Listen To Mom: Wash Those Hands
For U.S. Marines based in the Afghan desert, one of the secrets of waging war in this harsh climate is a lesson most learned from their mothers.
Wash your hands.
The failure of the Soviets to follow that most basic rule of hygiene helps explain why they lost their war in Afghanistan, according to a U.S. military report.
The report says that of 620,000 Soviets who served in Afghanistan, an astounding 75.76 percent were hospitalized, most of them - 88.56 percent - not from war wounds, but from diseases often prevented by basic hygiene.
"It was due to the nonexistence of hygiene facilities," U.S. Navy flight surgeon Cmdr. Steven, of Portland, Ore., said Monday. (Military rules prohibit publication of the last names of most troops based at this desert airfield.) "No one ever washed their hands."
Nearly nine in 10 of the Soviet troops hospitalized were not wounded in battle but struck down by disease, especially hepatitis and typhoid.
"We learned a lot," Steve said. "It was devastating for them."
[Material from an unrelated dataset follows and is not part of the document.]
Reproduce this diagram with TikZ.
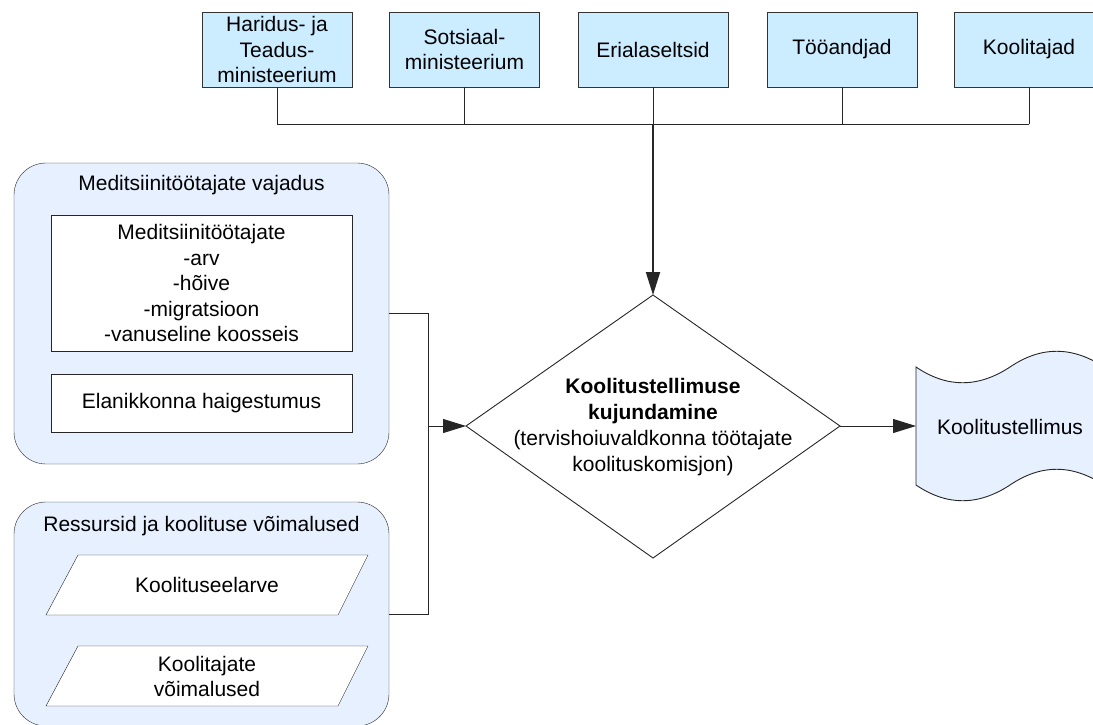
\documentclass[tikz,border=0pt]{standalone}
\usepackage{fontspec}
\setmainfont{Liberation Sans}
\usetikzlibrary{arrows.meta}
\definecolor{topblue}{RGB}{204,236,255}
\definecolor{grpblue}{RGB}{230,240,255}
\begin{document}
\begin{tikzpicture}[x=1pt,y=-1pt,
  txt/.style={font=\fontsize{21}{25.5}\selectfont, align=center, inner sep=0pt},
  topbox/.style={txt, draw=black!80, fill=topblue, minimum width=150pt, minimum height=75pt},
  grp/.style={draw=black!85, fill=grpblue, rounded corners=32pt, minimum width=375pt, inner sep=0pt},
  innerbox/.style={txt, draw=black!85, fill=white, minimum width=301pt},
  para/.style={draw=black!85, fill=white},
  conn/.style={draw=black!85, line width=0.9pt},
  arr/.style={conn, -{Triangle[length=23pt,width=14pt]}},
  ]
\clip (0,0) rectangle (1093,724);
% top boxes
\node[topbox] (b1) at (277,49.5) {Haridus- ja\\Teadus-\\ministeerium};
\node[topbox] (b2) at (464.5,49.5) {Sotsiaal-\\ministeerium};
\node[topbox] (b3) at (653,49.5) {Erialaseltsid};
\node[topbox] (b4) at (842,49.5) {Tööandjad};
\node[topbox] (b5) at (1029,49.5) {Koolitajad};
\coordinate (j1) at (277,124);
\coordinate (j2) at (464.5,124);
\coordinate (j3) at (653,124);
\coordinate (j4) at (842,124);
\coordinate (j5) at (1029,124);
\draw[conn] (b1.south) -- (j1);
\draw[conn] (b2.south) -- (j2);
\draw[conn] (b3.south) -- (j3);
\draw[conn] (b4.south) -- (j4);
\draw[conn] (b5.south) -- (j5);
\draw[conn] (j1) -- (j5);
% diamond
\coordinate (dtop) at (653,295);
\coordinate (dright) at (840,426);
\coordinate (dbot) at (653,558);
\coordinate (dleft) at (466,426);
\draw[draw=black!85, fill=white, line width=0.9pt] (dtop) -- (dright) -- (dbot) -- (dleft) -- cycle;
\node[txt, font=\fontsize{21}{26}\selectfont] (dia) at (653,427)
  {\textbf{Koolitustellimuse}\\\textbf{kujundamine}\\(tervishoiuvaldkonna töötajate\\koolituskomisjon)};
\draw[arr, line width=2pt] (j3) -- (dtop);
% group 1
\node[grp, minimum height=301pt] (g1) at (201.5,313.5) {};
\node[txt] (g1t) at (201.5,185) {Meditsiinitöötajate vajadus};
\node[innerbox, minimum height=136pt] (m1) at (201.5,283)
  {Meditsiinitöötajate\\-arv\\-hõive\\-migratsioon\\-vanuseline koosseis};
\node[innerbox, minimum height=58pt] (m2) at (201.5,403) {Elanikkonna haigestumus};
% group 2
\node[grp, minimum height=224pt] (g2) at (201.5,614) {};
\node[txt] (g2t) at (201.5,526) {Ressursid ja koolituse võimalused};
\draw[para] (78,555) -- (368,555) -- (338,615) -- (46,615) -- cycle;
\node[txt] (p1) at (207,585) {Koolituseelarve};
\draw[para] (78,646) -- (368,646) -- (338,706) -- (46,706) -- cycle;
\node[txt] (p2) at (207,676.5) {Koolitajate\\võimalused};
% left connectors
\coordinate (jl) at (428,426);
\draw[conn] (g1.east) -| (jl);
\draw[conn] (g2.east) -| (jl);
\draw[arr] (jl) -- (dleft);
% output tape
\draw[draw=black!85, fill=grpblue, line width=0.9pt]
  (916,367) .. controls (947,388) and (978,388) .. (1010,367)
  .. controls (1041,346) and (1072,346) .. (1104,367)
  -- (1104,485)
  .. controls (1072,464) and (1041,464) .. (1010,485)
  .. controls (978,506) and (947,506) .. (916,485) -- cycle;
\node[txt] (ko) at (1010,427) {Koolitustellimus};
\coordinate (kleft) at (916,426);
\draw[arr] (dright) -- (kleft);
\end{tikzpicture}
\end{document}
The report says that at any one time during the Soviet Union's decade-long occupation of Afghanistan in the 1980s, more than a quarter of its troops were incapacitated by illness.
Staying clean is a struggle, with no running water, and sand everywhere - a dust storm blew across the base Monday. Until Saturday, there were not even latrines.
And yet eight days after Marines arrived in Afghanistan, "we have had zero hygiene-related illnesses," the surgeon said.
All over the camp and even out on the forward lines, troops routinely strip to the waist in the warm sun and clean themselves as best they can, with bottled water, soap and a towel. Marines must shave daily, though they are allowed to grow a mustache in the field.
The Marines are eating MREs, or meals ready-to-eat, and each has to prepare his own, using a water-activated heating element.
Menus include chicken with pasta, beef frankfurters or Mexican rice, accompanied by crackers and peanut butter or chocolate brownies and sweets. The MRE comes with only one plastic spoon so clean hands are important.
"We all emphasize to the Marines: Wash your hands, wash your hands, wash your hands," said Capt. Patricia, 26, a Marine Corps engineer originally from Sayre, Pa., Part of her job is to design and build sanitation facilities, including latrines.
"Whenever we set them up, I work closely with medical," said Patricia, one of the few women on the base taken over by the Marines just over a week ago.
At the medical center for the forward operating base - a few desert-brown tents and part of a building - doctors talked about the report on Soviet hygiene the health teams had studied before coming to Afghanistan.
The report, published in 1995, is called "Medical Support in a Counter Guerrilla War: Lessons learned in the Soviet Afghan War." The war ended in 1991 with a humiliating retreat after a 10-year campaign.
The report said Soviet troops suffered from poor pesonal hygiene, including cooks who helped spread disease by failing to wash their hands. There were no proper latrines, soldiers failed to wash themselves or change their clothes, and had poor food and little clean water.
That resulted in the spread of hepatitis, cholera, typhoid and other illnesses that could have been prevented.
The report says the Russian army has studied how the U.S. military kept its troops so healthy during the Gulf War in 1991.
The Marines will not say how many casualties they could cope with, but they have set up an operating room in a tent and have filled a warehouse with more than a dozen cots and stretchers.
Two more tents could accommodate more patients, though doctors say the aim would be to evacuate casualties to ships in the Arabian Sea or to another country. A heavy-lift CH53 Super Stallion helicopter is on constant standby for that contingency.
"We certainly can do more than what we expect for the missions out here," said Bruce, another of the doctors, who are all from the Navy as the Marine Corps has no medical personnel.
But doctors here hope for nothing to do: no illnesses, no wounds.
"Somebody said, before we left, 'May you have boredom,"' said another doctor, Lt. Cmdr. Tracy, 33 of Camden, N.J.